37. A de telles fins, les juridictions peuvent, en outre, recourir aux avis des autorités de marché. Une disposition de l’ordonnance, de 1986, reprise par l’article L. 463-2-1 du code de commerce, permet aux juridictions de consulter l’Autorité sur les pratiques anticoncurrentielles définies aux articles L. 420-1 à L. 420-2-2 et L. 420-5 ainsi qu’aux articles 101 et 102 du traité sur le fonctionnement de l’Union européenne et relevées dans les affaires dont elles sont saisies. Par ailleurs le règlement 1/2003 [78] prévoit que la Commission peut être sollicitée par les juridictions nationales pour obtenir des informations et des avis sur les affaires impliquant l’application du droit européen de la concurrence [79] et que la Commission ainsi que l’Autorité nationale de la concurrence peuvent elles-mêmes prendre l’initiative d’intervenir d’office dans les instances juridictionnelles relatives à l’application des dispositions des articles 101 et 102 du traité [80].

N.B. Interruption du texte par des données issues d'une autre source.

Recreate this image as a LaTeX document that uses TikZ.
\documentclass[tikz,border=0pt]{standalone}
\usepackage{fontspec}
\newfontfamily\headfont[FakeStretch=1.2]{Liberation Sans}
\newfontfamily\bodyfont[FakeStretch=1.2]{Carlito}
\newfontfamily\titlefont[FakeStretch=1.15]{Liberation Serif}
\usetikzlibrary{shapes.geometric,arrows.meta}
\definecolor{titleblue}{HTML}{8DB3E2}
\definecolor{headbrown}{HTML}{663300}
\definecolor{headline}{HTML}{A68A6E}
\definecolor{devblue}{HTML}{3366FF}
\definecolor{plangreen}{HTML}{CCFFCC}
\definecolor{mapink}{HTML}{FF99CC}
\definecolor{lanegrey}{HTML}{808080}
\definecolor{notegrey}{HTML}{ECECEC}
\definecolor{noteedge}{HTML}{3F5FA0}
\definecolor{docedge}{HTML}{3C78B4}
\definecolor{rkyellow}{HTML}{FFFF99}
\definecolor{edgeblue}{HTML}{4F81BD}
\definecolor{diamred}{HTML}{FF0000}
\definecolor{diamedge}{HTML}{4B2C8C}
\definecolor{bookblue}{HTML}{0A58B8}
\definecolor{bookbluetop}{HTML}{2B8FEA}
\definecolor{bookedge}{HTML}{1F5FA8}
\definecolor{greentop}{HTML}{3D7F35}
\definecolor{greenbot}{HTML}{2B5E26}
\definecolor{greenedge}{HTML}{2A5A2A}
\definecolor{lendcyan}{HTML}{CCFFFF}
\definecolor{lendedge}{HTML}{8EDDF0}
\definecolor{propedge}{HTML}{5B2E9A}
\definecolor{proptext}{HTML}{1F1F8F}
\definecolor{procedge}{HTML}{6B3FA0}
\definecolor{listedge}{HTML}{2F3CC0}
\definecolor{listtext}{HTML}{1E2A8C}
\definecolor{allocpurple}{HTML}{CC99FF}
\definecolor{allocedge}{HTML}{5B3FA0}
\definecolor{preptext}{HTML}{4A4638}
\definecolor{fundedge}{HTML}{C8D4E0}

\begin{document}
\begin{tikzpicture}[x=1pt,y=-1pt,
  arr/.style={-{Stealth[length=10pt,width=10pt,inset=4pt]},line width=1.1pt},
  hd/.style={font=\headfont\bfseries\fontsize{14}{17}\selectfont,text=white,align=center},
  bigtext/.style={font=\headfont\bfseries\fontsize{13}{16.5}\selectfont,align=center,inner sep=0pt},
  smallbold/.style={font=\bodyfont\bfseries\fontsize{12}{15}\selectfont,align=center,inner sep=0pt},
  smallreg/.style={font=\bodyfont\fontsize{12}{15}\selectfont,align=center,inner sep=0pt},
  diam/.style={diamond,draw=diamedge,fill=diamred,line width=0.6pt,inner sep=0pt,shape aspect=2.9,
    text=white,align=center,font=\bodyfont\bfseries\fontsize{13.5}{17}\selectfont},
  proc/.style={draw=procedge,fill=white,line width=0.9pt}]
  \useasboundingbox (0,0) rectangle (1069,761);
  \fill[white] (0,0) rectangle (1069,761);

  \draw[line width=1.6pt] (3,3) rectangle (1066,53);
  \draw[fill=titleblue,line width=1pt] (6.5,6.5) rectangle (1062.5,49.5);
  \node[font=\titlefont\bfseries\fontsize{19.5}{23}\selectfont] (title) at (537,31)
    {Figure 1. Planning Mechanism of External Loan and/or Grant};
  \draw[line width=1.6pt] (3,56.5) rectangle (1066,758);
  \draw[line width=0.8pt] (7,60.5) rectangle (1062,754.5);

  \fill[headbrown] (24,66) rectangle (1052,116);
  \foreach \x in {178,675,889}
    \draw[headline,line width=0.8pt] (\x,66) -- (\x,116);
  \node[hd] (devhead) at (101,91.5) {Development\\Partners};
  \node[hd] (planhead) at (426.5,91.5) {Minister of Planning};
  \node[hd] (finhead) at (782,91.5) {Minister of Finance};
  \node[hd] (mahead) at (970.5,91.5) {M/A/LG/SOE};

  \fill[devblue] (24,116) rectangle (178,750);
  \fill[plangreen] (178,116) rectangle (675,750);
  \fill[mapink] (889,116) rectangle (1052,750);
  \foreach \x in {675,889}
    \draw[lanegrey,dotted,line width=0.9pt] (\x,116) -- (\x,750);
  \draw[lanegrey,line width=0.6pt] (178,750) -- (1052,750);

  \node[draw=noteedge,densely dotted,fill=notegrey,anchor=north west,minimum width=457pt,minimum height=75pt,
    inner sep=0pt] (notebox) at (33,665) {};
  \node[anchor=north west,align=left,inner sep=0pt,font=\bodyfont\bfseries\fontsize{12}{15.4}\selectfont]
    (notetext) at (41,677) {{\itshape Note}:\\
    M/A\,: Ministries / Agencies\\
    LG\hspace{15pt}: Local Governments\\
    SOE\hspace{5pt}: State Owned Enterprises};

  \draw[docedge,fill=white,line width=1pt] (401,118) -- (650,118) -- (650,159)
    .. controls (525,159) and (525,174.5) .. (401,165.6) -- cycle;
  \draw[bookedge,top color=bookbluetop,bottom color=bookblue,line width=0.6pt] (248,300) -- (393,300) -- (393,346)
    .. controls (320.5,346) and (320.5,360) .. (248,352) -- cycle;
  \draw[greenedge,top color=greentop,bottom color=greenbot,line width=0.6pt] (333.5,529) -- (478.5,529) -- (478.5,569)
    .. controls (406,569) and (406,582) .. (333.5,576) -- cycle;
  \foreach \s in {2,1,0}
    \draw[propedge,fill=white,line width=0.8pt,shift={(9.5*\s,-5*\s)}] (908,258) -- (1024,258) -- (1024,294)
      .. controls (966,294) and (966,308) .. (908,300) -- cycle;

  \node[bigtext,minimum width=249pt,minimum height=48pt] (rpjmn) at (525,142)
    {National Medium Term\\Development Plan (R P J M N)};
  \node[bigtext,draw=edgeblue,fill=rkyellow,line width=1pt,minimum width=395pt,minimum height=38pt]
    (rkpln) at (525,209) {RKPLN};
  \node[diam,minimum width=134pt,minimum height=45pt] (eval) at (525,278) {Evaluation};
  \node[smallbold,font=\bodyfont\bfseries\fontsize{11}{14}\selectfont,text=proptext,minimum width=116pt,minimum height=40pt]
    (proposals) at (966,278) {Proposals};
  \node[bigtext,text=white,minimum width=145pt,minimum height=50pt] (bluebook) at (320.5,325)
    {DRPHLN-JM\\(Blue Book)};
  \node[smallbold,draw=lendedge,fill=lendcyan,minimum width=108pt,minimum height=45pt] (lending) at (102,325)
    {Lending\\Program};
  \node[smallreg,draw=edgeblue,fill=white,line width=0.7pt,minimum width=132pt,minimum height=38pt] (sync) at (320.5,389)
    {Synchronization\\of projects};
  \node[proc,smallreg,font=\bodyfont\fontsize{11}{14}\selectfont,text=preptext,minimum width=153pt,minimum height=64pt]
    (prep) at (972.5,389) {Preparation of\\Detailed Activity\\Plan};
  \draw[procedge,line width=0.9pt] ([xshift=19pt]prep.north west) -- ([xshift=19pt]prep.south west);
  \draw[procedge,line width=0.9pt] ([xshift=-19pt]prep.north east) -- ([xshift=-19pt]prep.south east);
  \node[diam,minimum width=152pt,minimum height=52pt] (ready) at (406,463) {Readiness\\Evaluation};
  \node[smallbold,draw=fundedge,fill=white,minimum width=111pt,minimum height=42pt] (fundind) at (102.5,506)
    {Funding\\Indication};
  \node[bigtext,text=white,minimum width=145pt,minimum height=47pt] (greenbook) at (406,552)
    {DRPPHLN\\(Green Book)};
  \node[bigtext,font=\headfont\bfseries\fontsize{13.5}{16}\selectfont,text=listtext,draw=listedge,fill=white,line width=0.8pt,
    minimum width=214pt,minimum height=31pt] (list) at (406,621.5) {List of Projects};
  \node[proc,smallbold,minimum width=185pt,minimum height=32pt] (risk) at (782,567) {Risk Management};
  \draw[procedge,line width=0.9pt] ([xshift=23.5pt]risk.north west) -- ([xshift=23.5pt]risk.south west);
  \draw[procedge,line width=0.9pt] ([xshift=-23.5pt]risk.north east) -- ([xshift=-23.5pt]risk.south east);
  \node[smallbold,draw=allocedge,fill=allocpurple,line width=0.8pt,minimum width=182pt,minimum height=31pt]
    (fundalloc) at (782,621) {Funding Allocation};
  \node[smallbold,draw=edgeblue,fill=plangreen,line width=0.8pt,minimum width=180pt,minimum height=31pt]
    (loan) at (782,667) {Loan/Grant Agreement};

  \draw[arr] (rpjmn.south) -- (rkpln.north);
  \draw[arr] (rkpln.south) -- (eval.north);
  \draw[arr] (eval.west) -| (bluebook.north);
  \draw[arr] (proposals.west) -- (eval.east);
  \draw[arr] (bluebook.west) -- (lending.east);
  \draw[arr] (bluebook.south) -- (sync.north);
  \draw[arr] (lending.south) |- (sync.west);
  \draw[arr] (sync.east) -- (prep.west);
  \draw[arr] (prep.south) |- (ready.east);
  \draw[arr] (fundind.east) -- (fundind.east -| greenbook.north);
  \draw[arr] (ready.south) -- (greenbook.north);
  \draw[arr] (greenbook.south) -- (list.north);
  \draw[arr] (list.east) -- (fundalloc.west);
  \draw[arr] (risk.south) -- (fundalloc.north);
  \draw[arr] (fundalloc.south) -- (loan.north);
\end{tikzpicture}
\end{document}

38. En tous cas, la multiplication des actions privées introduite devant les juridictions françaises pour l’application du droit national ou européen de la concurrence nécessiterait la création d’un corps d’experts spécialisés en économie de la concurrence près les cours d’appel et la Cour de cassation [81]. Cette spécialisation est d’autant plus indispensable que les techniques d’évaluation du préjudice concurrentiel sont désormais normalisées par une directive européenne [82] dont l’application, relativement complexe, est précisée par une communication à destination des juges [83]. Au mois d’octobre 2017, à partir de ce corpus de référence, la cour d’appel de Paris a elle-même publié des outils méthodologiques précisant, en tenant compte des spécificités du droit national, les modalités de la réparation du préjudice économique causé par des pratiques anticoncurrentielles [84]. Par ailleurs, un recueil commenté des décisions rendues en cette matière a été récemment publié [85]. En dépit de ces efforts de clarification et de la constitution d’un très utile corpus de référence, la sophistication de ces outils opérationnels d’évaluation du préjudice économique justifie la professionnalisation des experts consultables sur leur mise en œuvre.
Conclusion
39. Si la légitimité d’une autorité de régulation économique tient à son savoir, c’est une double science, juridique et économique qu’elle doit montrer. Si le crédit des juridictions spécialisées en droit de la concurrence tient à leur aptitude à appréhender les mécanismes du marché, elles doivent être en mesure de comprendre, discuter et argumenter dans la motivation des jugements les enjeux économiques débattus devant elles. Si le rôle des juridictions supérieures, judiciaires et administratives, est d’adapter le droit de la concurrence à l’évolution des marchés et des stratégies d’entreprises, elles doivent intégrer les notions économiques dans une interprétation dynamique et contextuelle du droit de la concurrence. Cependant, depuis longtemps soulignée, la nécessité d’associer juristes et économistes pour la mise en œuvre de ce droit peine à trouver en France le modèle optimal. L’idéal serait de constituer un corps de juristes de double formation, qui à l’exemple de Frédéric Jenny, seraient capables de raisonner aussi bien droit qu’en en économie. Les conditions de l’émergence de cette nouvelle catégorie de ’juristes-économistes’ pourraient être aujourd’hui réunies, en valorisant la complémentarité des cursus de formation et de recherche, en poursuivant une intégration plus complète des économistes dans les autorités administratives indépendantes et les juridictions, en créant des passerelles entre les universités, les administrations économiques, les autorités de régulation et les institutions judiciaires et en renforçant l’expertise économique des juridictions spécialisées. Certains organismes visent à promouvoir cette culture commune entre juristes et économistes [86], de même que les uns et les autres participent ensemble à des groupes de réflexion sur des sujets de droit et d’économie, à des conseils scientifiques de revues spécialisées, à des programmes de recherche, et à des enseignements.
40. Au sein des institutions, la mobilisation de ces opportunités reste toutefois empirique et conjoncturelle. La systématiser supposerait de la part des décideurs publics une meilleure compréhension des enjeux économiques du droit de la concurrence, la remise en cause des schémas et des postures traditionnels et l’acceptation de la critique comparative. Ce qui, semble-t-il, n’est pas le plus facile.